## What the task requires
Among the lines below, keep only those from the one containing "Write the matplotlib code for this chart." through the one containing "n_so = np.arange(600, 2001, 25)", and reproduce them exactly.

## Dataset excerpts
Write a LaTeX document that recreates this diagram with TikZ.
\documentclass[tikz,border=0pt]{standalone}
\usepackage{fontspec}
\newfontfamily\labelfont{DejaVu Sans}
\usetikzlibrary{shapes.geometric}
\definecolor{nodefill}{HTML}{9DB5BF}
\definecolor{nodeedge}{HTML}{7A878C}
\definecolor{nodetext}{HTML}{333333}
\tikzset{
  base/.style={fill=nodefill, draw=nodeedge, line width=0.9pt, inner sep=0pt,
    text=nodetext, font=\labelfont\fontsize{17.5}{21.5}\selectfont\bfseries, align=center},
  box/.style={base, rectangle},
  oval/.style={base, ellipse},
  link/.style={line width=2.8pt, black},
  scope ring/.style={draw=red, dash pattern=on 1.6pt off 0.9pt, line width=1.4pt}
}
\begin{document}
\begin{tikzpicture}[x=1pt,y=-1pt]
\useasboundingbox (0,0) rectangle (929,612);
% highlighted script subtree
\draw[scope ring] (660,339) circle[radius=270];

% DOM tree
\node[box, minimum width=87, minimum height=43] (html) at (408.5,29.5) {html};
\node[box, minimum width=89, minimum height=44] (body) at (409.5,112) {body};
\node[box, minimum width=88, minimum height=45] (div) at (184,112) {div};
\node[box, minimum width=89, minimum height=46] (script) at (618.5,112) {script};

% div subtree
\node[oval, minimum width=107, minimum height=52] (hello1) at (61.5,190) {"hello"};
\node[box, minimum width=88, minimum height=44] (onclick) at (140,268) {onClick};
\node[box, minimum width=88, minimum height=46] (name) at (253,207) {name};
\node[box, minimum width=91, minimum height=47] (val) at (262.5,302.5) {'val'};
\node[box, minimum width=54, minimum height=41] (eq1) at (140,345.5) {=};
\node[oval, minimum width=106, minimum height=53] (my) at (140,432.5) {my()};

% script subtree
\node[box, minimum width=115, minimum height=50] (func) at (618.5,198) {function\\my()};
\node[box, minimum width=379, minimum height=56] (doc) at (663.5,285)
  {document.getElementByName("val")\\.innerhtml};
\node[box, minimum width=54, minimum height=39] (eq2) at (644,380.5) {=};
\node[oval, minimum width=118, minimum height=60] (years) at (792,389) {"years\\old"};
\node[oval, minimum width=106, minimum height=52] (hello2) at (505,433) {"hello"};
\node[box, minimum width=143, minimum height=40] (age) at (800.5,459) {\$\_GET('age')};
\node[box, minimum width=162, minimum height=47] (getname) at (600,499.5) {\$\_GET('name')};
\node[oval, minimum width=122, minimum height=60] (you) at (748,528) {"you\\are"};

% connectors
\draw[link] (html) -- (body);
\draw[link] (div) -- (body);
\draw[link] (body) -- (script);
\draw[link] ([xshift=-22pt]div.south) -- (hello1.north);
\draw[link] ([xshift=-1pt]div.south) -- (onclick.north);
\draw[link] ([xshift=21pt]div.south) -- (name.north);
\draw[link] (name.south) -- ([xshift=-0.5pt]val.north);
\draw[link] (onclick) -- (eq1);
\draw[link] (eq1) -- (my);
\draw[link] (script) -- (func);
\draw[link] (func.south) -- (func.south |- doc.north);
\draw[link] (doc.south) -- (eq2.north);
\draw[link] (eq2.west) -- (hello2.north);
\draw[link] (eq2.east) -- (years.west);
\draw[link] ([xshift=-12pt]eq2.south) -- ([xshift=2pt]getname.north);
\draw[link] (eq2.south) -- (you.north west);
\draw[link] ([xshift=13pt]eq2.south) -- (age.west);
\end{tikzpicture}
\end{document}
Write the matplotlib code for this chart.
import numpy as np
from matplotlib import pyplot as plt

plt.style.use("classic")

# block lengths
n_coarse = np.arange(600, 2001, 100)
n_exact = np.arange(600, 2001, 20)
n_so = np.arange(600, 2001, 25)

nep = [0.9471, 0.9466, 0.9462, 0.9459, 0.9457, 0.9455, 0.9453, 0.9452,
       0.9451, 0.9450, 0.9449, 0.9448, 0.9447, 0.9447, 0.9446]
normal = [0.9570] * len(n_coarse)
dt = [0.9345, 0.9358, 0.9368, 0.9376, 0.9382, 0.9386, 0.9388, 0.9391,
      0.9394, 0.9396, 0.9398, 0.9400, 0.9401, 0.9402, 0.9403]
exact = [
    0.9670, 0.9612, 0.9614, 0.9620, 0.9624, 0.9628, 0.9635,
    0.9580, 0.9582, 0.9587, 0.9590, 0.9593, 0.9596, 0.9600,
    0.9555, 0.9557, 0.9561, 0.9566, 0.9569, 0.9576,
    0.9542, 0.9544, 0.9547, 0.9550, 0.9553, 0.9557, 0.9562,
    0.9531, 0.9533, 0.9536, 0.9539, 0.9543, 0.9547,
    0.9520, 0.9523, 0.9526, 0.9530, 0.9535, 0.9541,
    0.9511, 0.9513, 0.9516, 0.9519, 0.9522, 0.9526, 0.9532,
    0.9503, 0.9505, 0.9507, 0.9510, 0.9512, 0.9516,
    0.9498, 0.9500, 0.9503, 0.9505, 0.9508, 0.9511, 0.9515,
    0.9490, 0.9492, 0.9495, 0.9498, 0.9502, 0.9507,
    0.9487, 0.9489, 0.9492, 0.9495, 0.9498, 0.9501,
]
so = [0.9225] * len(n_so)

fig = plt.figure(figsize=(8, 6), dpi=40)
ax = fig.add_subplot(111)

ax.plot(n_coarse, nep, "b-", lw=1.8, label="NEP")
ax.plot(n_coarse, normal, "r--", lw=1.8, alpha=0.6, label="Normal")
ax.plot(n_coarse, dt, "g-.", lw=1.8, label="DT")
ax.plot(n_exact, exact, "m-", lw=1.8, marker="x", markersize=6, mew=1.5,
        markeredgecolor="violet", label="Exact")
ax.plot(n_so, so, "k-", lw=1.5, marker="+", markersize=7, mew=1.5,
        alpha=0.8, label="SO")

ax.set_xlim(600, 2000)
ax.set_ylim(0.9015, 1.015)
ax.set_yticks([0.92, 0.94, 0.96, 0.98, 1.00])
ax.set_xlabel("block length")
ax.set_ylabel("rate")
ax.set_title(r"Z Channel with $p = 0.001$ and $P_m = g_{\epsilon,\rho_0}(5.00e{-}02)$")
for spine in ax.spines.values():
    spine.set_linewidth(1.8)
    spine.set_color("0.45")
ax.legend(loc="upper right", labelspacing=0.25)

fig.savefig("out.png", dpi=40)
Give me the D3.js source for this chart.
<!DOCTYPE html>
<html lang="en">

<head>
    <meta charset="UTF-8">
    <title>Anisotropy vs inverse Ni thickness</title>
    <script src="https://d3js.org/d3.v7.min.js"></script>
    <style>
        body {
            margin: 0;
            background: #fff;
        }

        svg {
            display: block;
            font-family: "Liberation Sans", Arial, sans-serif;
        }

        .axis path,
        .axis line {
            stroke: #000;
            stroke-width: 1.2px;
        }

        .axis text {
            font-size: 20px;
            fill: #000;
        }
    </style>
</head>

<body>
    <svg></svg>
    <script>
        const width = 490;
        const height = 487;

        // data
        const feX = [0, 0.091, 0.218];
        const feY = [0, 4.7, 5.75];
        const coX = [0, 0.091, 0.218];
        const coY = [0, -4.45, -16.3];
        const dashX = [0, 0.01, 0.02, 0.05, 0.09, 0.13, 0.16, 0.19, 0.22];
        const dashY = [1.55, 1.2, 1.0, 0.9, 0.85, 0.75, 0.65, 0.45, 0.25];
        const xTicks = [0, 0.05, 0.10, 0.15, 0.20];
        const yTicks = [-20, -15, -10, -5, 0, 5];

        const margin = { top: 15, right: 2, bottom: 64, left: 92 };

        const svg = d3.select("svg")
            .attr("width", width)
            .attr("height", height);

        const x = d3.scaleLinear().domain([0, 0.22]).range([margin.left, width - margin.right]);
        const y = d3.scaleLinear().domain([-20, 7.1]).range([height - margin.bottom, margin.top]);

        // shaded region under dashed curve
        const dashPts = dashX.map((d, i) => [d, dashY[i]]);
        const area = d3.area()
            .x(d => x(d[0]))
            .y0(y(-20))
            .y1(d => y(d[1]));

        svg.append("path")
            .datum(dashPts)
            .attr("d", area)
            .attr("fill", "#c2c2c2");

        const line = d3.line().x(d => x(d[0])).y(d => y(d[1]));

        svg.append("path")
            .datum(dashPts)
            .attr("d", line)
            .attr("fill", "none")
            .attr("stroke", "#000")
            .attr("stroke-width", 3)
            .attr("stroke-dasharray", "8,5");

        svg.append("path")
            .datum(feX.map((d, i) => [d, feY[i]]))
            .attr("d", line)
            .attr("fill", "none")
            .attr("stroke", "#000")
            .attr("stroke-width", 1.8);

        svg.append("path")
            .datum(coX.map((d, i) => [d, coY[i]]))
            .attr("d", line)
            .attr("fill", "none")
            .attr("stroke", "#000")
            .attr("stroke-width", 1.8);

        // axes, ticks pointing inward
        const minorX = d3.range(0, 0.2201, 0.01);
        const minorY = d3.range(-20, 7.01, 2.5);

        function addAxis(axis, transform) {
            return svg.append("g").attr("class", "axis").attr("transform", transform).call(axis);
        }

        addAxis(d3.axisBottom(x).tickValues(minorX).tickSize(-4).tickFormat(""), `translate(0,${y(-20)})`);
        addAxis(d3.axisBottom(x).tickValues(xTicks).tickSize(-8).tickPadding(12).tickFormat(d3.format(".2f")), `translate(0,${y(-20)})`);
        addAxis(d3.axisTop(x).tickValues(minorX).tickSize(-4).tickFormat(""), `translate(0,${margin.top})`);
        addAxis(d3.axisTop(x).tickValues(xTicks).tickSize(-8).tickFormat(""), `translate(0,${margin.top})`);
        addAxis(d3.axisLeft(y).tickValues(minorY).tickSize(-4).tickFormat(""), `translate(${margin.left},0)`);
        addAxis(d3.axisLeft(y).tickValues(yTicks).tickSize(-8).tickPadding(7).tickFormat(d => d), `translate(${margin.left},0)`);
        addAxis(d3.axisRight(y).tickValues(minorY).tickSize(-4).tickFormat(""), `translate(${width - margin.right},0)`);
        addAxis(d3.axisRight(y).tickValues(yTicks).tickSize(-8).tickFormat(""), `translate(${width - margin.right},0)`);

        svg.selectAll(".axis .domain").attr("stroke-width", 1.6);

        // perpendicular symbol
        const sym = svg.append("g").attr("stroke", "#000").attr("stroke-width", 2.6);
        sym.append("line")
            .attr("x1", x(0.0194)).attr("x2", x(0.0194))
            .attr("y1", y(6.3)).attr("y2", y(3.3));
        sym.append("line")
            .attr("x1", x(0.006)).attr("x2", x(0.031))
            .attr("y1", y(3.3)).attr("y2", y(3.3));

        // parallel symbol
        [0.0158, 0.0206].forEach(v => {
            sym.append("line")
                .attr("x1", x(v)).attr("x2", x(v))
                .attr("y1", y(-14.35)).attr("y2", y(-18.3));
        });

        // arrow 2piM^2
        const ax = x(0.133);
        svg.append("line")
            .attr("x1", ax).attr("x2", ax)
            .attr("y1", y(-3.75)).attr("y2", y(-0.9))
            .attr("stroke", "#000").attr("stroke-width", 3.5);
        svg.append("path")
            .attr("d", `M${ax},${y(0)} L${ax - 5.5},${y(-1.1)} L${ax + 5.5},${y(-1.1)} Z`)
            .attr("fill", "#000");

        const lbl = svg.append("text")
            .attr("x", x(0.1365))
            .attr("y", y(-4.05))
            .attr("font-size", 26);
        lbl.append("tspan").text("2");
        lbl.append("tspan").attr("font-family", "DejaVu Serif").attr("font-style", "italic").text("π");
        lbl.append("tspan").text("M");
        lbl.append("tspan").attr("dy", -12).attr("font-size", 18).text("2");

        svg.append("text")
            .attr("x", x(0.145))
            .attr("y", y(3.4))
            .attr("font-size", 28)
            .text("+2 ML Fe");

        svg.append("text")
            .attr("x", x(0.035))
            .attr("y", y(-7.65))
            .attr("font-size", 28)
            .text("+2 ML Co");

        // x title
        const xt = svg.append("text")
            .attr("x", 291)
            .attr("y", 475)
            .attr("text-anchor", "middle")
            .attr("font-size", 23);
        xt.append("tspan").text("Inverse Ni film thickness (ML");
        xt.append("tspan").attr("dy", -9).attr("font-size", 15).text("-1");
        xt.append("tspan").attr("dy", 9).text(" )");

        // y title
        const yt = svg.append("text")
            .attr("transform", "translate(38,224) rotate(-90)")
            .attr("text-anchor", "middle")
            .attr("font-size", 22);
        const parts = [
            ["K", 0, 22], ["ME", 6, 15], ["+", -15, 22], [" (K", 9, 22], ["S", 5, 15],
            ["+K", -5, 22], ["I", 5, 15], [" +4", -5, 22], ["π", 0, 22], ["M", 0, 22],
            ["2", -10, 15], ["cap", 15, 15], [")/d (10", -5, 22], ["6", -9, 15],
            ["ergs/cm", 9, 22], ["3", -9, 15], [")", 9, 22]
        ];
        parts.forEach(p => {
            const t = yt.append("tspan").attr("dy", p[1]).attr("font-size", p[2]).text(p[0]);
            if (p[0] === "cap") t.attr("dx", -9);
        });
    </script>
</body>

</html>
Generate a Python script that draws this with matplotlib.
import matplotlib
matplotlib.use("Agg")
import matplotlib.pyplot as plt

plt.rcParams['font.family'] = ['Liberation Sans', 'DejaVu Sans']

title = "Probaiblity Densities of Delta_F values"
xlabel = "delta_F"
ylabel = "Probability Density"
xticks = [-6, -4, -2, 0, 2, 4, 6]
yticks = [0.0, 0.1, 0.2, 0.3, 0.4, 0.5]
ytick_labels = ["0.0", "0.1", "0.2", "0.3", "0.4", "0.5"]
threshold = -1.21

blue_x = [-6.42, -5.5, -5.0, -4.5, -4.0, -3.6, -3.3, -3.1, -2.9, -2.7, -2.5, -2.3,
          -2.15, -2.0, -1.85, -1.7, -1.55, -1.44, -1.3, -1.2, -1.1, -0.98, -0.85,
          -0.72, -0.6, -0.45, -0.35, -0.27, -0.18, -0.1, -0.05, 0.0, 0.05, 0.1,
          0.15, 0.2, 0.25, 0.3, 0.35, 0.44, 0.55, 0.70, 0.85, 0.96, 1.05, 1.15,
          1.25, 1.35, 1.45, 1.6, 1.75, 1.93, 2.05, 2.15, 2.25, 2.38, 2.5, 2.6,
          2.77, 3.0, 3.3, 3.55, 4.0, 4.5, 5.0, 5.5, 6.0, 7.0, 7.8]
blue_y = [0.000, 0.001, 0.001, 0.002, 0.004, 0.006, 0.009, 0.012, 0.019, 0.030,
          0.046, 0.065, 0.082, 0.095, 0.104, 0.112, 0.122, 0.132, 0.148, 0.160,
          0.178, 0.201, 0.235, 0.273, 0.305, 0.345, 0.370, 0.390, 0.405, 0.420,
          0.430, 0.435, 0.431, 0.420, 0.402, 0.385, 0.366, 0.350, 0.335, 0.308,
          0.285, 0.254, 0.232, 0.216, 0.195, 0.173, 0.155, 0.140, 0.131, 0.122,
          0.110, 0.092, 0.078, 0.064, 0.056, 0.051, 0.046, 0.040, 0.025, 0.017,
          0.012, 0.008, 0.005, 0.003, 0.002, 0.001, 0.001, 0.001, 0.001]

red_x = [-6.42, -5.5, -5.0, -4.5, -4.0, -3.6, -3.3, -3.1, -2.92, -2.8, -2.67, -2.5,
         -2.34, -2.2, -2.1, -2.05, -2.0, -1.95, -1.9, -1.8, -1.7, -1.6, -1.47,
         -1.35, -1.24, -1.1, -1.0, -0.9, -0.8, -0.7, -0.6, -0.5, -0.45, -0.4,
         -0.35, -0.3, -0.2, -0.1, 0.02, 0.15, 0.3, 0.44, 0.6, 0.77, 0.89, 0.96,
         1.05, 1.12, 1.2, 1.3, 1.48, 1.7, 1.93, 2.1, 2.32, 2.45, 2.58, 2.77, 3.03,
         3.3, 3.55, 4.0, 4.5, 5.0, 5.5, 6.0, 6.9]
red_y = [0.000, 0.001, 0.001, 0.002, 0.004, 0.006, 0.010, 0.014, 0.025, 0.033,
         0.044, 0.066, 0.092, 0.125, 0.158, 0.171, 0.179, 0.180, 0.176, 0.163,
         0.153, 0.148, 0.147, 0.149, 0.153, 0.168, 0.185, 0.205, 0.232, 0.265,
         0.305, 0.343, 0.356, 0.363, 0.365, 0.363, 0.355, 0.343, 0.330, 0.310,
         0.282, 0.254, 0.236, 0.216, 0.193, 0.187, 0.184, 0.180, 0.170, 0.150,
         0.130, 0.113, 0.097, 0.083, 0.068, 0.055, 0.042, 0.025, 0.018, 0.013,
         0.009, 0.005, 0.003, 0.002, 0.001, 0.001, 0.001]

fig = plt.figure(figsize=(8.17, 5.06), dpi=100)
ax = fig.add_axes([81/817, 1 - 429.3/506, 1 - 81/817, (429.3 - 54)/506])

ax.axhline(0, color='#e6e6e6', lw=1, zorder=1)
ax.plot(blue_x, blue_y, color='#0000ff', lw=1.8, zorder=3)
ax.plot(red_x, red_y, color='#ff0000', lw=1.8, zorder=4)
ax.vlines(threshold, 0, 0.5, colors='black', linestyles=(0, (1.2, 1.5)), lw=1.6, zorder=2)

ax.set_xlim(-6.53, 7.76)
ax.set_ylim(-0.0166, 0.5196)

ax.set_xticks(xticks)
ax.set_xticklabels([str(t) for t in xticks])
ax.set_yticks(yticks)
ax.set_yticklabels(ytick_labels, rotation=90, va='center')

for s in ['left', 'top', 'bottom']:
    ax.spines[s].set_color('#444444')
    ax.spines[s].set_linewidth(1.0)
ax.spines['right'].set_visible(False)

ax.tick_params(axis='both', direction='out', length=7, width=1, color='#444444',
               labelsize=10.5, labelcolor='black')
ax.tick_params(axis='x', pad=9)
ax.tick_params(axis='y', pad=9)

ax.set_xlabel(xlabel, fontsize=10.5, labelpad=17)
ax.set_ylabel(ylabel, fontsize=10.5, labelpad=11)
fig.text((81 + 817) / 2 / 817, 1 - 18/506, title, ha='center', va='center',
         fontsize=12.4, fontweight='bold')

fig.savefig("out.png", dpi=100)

## Complete answer
Write the matplotlib code for this chart.
import numpy as np
from matplotlib import pyplot as plt

plt.style.use("classic")

# block lengths
n_coarse = np.arange(600, 2001, 100)
n_exact = np.arange(600, 2001, 20)
n_so = np.arange(600, 2001, 25)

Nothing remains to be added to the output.